Fast-Track Academic Path Approved in Florida
A measure aimed at making it easier for Florida students to receive "accelerated instruction," such as skipping a class or moving more quickly through a grade level if they are academically ready, has been signed into law by Republican Gov. Rick Scott.
Florida law already offers a range of options for students seeking to move through the K-12 system, or make the transition from high school to college study, at a faster pace than normal. School districts are required to consider a variety of factors in determining students' eligibility for those accelerated options, including students' test performance, grade-point averages, attendance, and behavior.
But the new law—dubbed "Academically Challenging Curriculum to Enhance Learning"—is meant to give current provisions more teeth, by requiring principals and school districts to set clearer eligibility requirements for students, and take more aggressive steps to notify parents and students of their options, said Florida state Rep. John Legg, a Republican backer of the legislation.
Florida school districts currently provide information to parents on accelerated course options through a variety of means, including letters sent home to families. But the bill would require principals to set clearer processes for giving parents that information, and provide detailed information on the requirements for participation. It would also require "performance contracts" among the parents, students, and principals, in setting standards for student who want to take part.
Under current law, principals already have the power to allow students to move on a faster-paced academic track, but sometimes "school districts discourage it," Legg said in an interview, because "it doesn't fit into the typical model."
The overriding goal is avoid leaving students in "classrooms where they're not being challenged," he said.

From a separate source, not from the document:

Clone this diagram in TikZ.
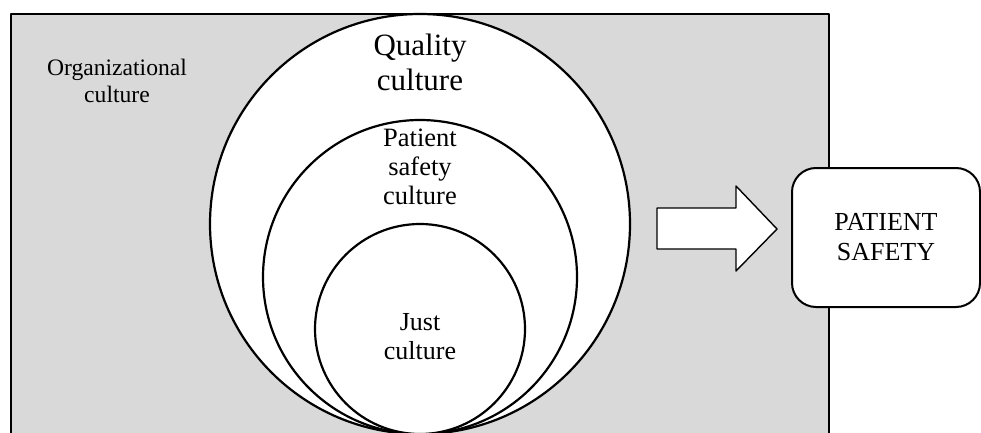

The measure also allows students who graduate from high school early—in mid-year—to begin receiving money through the state's Bright Futures Scholarship program that spring, rather than waiting until the fall. Some other states have sought to make it easier for high school-age students to tap state money for college, ahead of schedule. Indiana, for instance, approved a law last year that allows students who graduate early to use a share of their per-pupil aid to cover higher education costs.